__STATED PROBLEM__. Give the data below again exactly as written, without its pictures.
•••••
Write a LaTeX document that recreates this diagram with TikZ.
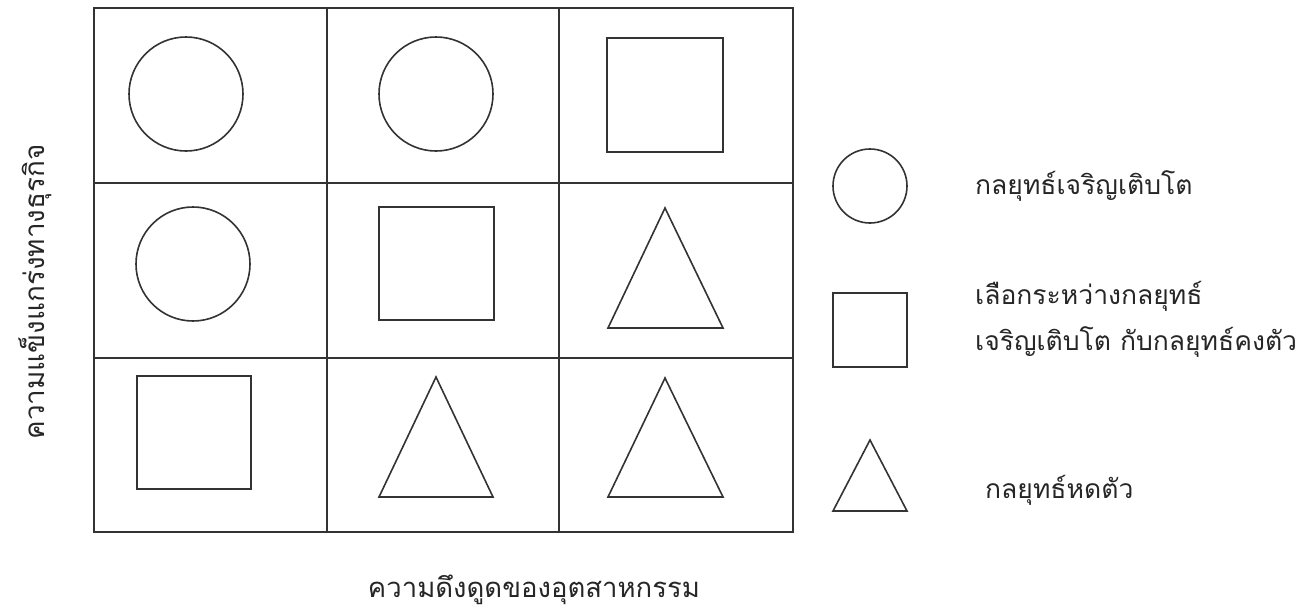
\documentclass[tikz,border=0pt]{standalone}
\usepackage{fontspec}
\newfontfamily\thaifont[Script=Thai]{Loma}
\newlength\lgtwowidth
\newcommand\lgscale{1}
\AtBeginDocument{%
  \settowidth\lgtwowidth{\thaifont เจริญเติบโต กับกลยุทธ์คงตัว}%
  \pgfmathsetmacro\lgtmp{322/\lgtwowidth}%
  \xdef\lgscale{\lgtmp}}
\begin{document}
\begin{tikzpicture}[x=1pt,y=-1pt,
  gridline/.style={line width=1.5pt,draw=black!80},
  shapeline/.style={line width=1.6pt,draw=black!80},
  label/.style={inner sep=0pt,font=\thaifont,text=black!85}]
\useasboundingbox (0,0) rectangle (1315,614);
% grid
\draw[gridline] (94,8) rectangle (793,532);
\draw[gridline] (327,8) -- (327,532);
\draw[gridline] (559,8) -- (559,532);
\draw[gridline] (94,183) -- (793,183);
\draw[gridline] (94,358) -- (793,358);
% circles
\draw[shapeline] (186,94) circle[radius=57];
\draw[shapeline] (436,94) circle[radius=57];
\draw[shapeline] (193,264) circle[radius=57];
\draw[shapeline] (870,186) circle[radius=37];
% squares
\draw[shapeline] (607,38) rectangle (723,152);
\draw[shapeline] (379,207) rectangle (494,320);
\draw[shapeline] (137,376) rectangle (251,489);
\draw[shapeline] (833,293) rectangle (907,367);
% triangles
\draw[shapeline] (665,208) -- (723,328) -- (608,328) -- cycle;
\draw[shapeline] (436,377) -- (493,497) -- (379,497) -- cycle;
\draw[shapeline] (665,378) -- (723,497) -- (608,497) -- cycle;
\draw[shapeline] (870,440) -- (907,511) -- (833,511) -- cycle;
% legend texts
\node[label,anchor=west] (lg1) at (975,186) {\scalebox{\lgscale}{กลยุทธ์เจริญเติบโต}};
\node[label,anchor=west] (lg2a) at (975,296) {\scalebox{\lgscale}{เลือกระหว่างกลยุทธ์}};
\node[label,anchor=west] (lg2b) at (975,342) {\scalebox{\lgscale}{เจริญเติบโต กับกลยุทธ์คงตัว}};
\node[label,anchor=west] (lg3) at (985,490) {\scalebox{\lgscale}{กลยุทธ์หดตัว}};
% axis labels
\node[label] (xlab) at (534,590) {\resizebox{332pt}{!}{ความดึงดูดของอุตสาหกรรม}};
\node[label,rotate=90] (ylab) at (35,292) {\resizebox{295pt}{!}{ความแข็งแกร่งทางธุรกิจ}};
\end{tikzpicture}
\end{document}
•••••
__CORRECT ANSWER__.
Write a LaTeX document that recreates this diagram with TikZ.
\documentclass[tikz,border=0pt]{standalone}
\usepackage{fontspec}
\newfontfamily\thaifont[Script=Thai]{Loma}
\newlength\lgtwowidth
\newcommand\lgscale{1}
\AtBeginDocument{%
  \settowidth\lgtwowidth{\thaifont เจริญเติบโต กับกลยุทธ์คงตัว}%
  \pgfmathsetmacro\lgtmp{322/\lgtwowidth}%
  \xdef\lgscale{\lgtmp}}
\begin{document}
\begin{tikzpicture}[x=1pt,y=-1pt,
  gridline/.style={line width=1.5pt,draw=black!80},
  shapeline/.style={line width=1.6pt,draw=black!80},
  label/.style={inner sep=0pt,font=\thaifont,text=black!85}]
\useasboundingbox (0,0) rectangle (1315,614);
% grid
\draw[gridline] (94,8) rectangle (793,532);
\draw[gridline] (327,8) -- (327,532);
\draw[gridline] (559,8) -- (559,532);
\draw[gridline] (94,183) -- (793,183);
\draw[gridline] (94,358) -- (793,358);
% circles
\draw[shapeline] (186,94) circle[radius=57];
\draw[shapeline] (436,94) circle[radius=57];
\draw[shapeline] (193,264) circle[radius=57];
\draw[shapeline] (870,186) circle[radius=37];
% squares
\draw[shapeline] (607,38) rectangle (723,152);
\draw[shapeline] (379,207) rectangle (494,320);
\draw[shapeline] (137,376) rectangle (251,489);
\draw[shapeline] (833,293) rectangle (907,367);
% triangles
\draw[shapeline] (665,208) -- (723,328) -- (608,328) -- cycle;
\draw[shapeline] (436,377) -- (493,497) -- (379,497) -- cycle;
\draw[shapeline] (665,378) -- (723,497) -- (608,497) -- cycle;
\draw[shapeline] (870,440) -- (907,511) -- (833,511) -- cycle;
% legend texts
\node[label,anchor=west] (lg1) at (975,186) {\scalebox{\lgscale}{กลยุทธ์เจริญเติบโต}};
\node[label,anchor=west] (lg2a) at (975,296) {\scalebox{\lgscale}{เลือกระหว่างกลยุทธ์}};
\node[label,anchor=west] (lg2b) at (975,342) {\scalebox{\lgscale}{เจริญเติบโต กับกลยุทธ์คงตัว}};
\node[label,anchor=west] (lg3) at (985,490) {\scalebox{\lgscale}{กลยุทธ์หดตัว}};
% axis labels
\node[label] (xlab) at (534,590) {\resizebox{332pt}{!}{ความดึงดูดของอุตสาหกรรม}};
\node[label,rotate=90] (ylab) at (35,292) {\resizebox{295pt}{!}{ความแข็งแกร่งทางธุรกิจ}};
\end{tikzpicture}
\end{document}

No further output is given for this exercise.